Payaca: Every compliance step is a stage in the project workflow, with the data already there. DNO submission can be enforced as a gate before install (so an install never goes ahead with the paperwork outstanding). MCS commissioning is signed off in-app and the MID submission is one action away. BUS voucher state is on the project. The handover pack is generated from what's already on the record.

This is the part Pipedrive simply cannot do, and not for lack of customisation - the data model doesn't have a place for it.

The cost of running the two-tool stack

Installers in the 10-25 install per month range running Pipedrive + spreadsheets typically have one of three signs that the operational layer is starting to break.

The first sign is the office coordinator. A full-time person whose job is reconciling data between systems. Re-typing addresses, chasing the survey notes, updating the install calendar. This role is created out of necessity and never gets the credit it deserves. It's also the first cost a unified system removes.

The second sign is the missed compliance step. A DNO application that didn't get sent because nobody updated the spreadsheet. A BUS voucher that expired because the install slipped. An MCS commissioning that got handed over without the certificate. These are not catastrophes individually - they're cleaned up afterwards with apologetic emails and rework. Collectively they erode margin and reputation.

The third sign is the customer who calls in a year later asking for their handover pack. The information exists somewhere, but it's scattered across the proposal tool, the DNO portal, the MCS database, the install scheduling tool and the finance spreadsheet. The hour of office time it takes to assemble that pack is the unbilled cost of the disconnected stack.

What our pipeline tells us about Pipedrive specifically

We hear Pipedrive on inbound calls more than any other named CRM at the SMB end of the market. The pattern is consistent.

The business adopts Pipedrive when they're 5-10 people, doing 5-15 deals a month, with one sales person who needed a tool. It works. The business grows. The install side grows faster than the sales side because every closed deal is six to eight weeks of operational work. The spreadsheets multiply.

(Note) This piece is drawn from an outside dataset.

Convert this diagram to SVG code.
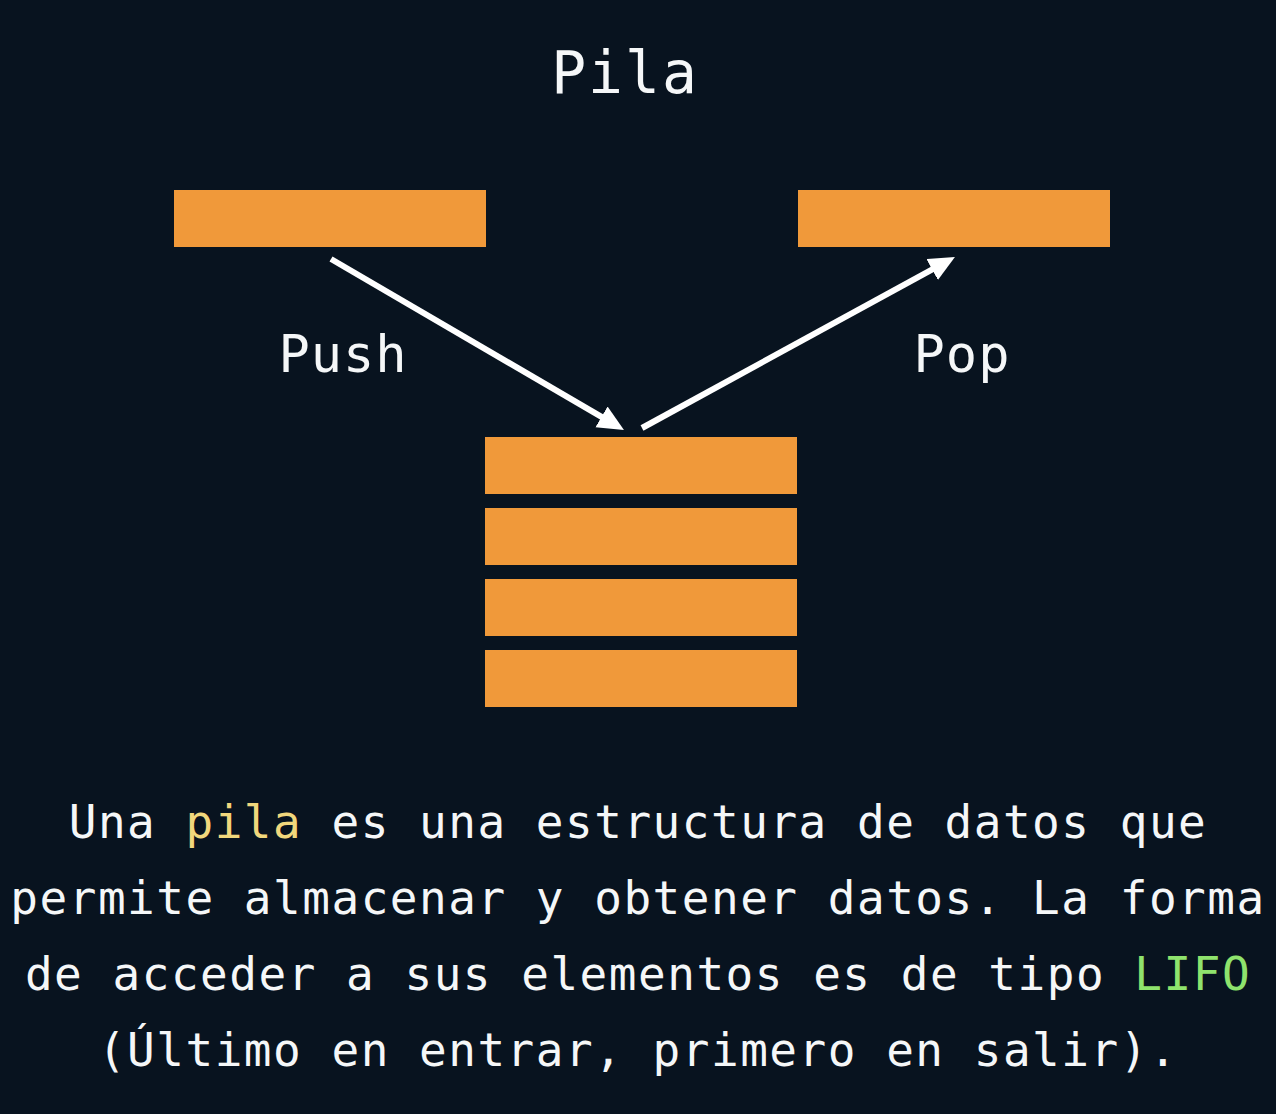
<svg xmlns="http://www.w3.org/2000/svg" width="1276" height="1114" viewBox="0 0 1276 1114">
  <style>
    .bar { fill: #f0993a; }
    .mono { font-family: "DejaVu Sans Mono", "Liberation Mono", monospace; fill: #f5f7f8; }
    .title { font-size: 58px; letter-spacing: 2px; }
    .lbl { font-size: 52px; letter-spacing: 1px; }
    .body { font-size: 46px; letter-spacing: 1.5px; }
    .conn { stroke: #ffffff; stroke-width: 6; fill: none; }
    .hl-y { fill: #f1d77c; }
    .hl-g { fill: #8fe36d; }
  </style>
  <defs>
    <marker id="ah" markerUnits="userSpaceOnUse" markerWidth="28" markerHeight="26" refX="6" refY="12" orient="auto">
      <path d="M0,0 L26,12 L0,24 z" fill="#ffffff"/>
    </marker>
  </defs>
  <rect width="1276" height="1114" fill="#08131f"/>

  <text class="mono title" x="625" y="93" text-anchor="middle">Pila</text>

  <g id="push-item"><rect class="bar" x="174" y="190" width="312" height="57"/></g>
  <g id="pop-item"><rect class="bar" x="798" y="190" width="312" height="57"/></g>
  <g id="stack">
    <rect class="bar" x="485" y="437" width="312" height="57"/>
    <rect class="bar" x="485" y="508" width="312" height="57"/>
    <rect class="bar" x="485" y="579" width="312" height="57"/>
    <rect class="bar" x="485" y="650" width="312" height="57"/>
  </g>

  <g id="connectors">
    <line class="conn" x1="331" y1="259" x2="606.7" y2="419.9" marker-end="url(#ah)"/>
    <line class="conn" x1="642" y1="428" x2="937.4" y2="266.6" marker-end="url(#ah)"/>
  </g>

  <text class="mono lbl" x="343" y="372" text-anchor="middle">Push</text>
  <text class="mono lbl" x="962" y="372" text-anchor="middle">Pop</text>

  <g id="description">
    <text class="mono body" x="638" y="838" text-anchor="middle">Una <tspan class="hl-y">pila</tspan> es una estructura de datos que</text>
    <text class="mono body" x="638" y="914" text-anchor="middle">permite almacenar y obtener datos. La forma</text>
    <text class="mono body" x="638" y="990" text-anchor="middle">de acceder a sus elementos es de tipo <tspan class="hl-g">LIFO</tspan></text>
    <text class="mono body" x="638" y="1066" text-anchor="middle">(Último en entrar, primero en salir).</text>
  </g>
</svg>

A separate tool gets bought for one of the compliance gaps - typically the design (Heatpunk, Easy MCS, Open Solar) or the proposals. Then another for scheduling. Pipedrive stays, but it's now the smallest tool in the stack and the rest of the operation is run elsewhere.

The decision to move is usually triggered by one of two events: an office coordinator leaves and the new hire can't make sense of the system, or a missed compliance step embarrasses the business with a customer.

When to keep Pipedrive

Honest answer: if your business is genuinely sales-only, with installation subcontracted out and a third party handling the compliance pack, Pipedrive is the right answer. You don't need an install operations platform if you don't run installs.

You also don't need Payaca yet if you're under five installs a month and the founder is still doing every survey personally. The systems overhead doesn't pay back at that volume.

The crossover point we see most often is at 15 installs a month, or the moment the first dedicated ops hire is made.

The migration path

Almost no one rips Pipedrive out cold. The pattern is:

  1. Run the next 30 days of new deals in Payaca, in parallel with Pipedrive. Sales reps learn the new sales pipeline view, customer data lives on the project from the start.
  2. Cut over the operational layer first. Move MCS, DNO, BUS, install scheduling and handover into Payaca for both new and in-flight projects. This is where the saving is largest and where Pipedrive was never doing the work anyway.
  3. Move historical deals in batch. A CSV export from Pipedrive imports cleanly into Payaca as a project record. The audit trail of activities from Pipedrive can be stored as a notes field on each record.
  4. Sunset Pipedrive at the end of month two, once the sales team has habituated to the unified pipeline.

A migration run this way typically takes 4-6 weeks. The painful part is the operational cutover, not the Pipedrive export.